Dog runs have very negative connotations to me, as it is the norm out here to get a dog and retire them to a dog run once the novelty wears off (and the carpet stains set in). My Spoo has free run of the front yard or she's inside with us. I could never put her in a run, she'd be so sad. Poodles want to be inside and under your feet. The only time she enjoys being outside is when she's at my parents' house and their Silky is outside with her. Otherwise, she wants to be under my feet and in my way.


----------



## tokipoke (Sep 3, 2011)

I know a lady who keeps her dogs (toy, corgi) in her master bathroom when she's not at home (working, running errands), and instead of worrying about how long she'll be gone and if the dogs can hold it all day, she added a dog run that is accessed from her bathroom. The dogs can hang out inside a roomy, and safe area during the day, and go out and potty or run up and down if they chose. I believe the run runs along the side of the house and is around 4 feet tall? I did not look at it closely but it is wire with small meshing.


----------



## Olie (Oct 10, 2009)

Dog runs can be very nice. It's something I consider all the time with all the dogs I have living here. 
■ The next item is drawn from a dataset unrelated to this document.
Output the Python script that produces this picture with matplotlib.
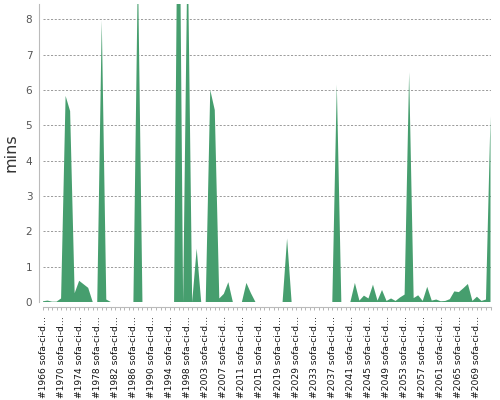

I think it would depend on your home. My ex-father in law had one for his Jack Russell and it was pretty low cost as he used steel posts and wire mesh. He used gravel for a section of it for him to potty. This also reduces the dirt and grass.


----------



## 2719 (Feb 8, 2011)

We have a dog pen...which has pea gravel in it. It is used exclusively for eliminating. It runs the entire length of the side of our house plus about 20 ft more. They go do their business...and then they peer in the door.

Not with us...then no way in He.. they are staying out in that run.


----------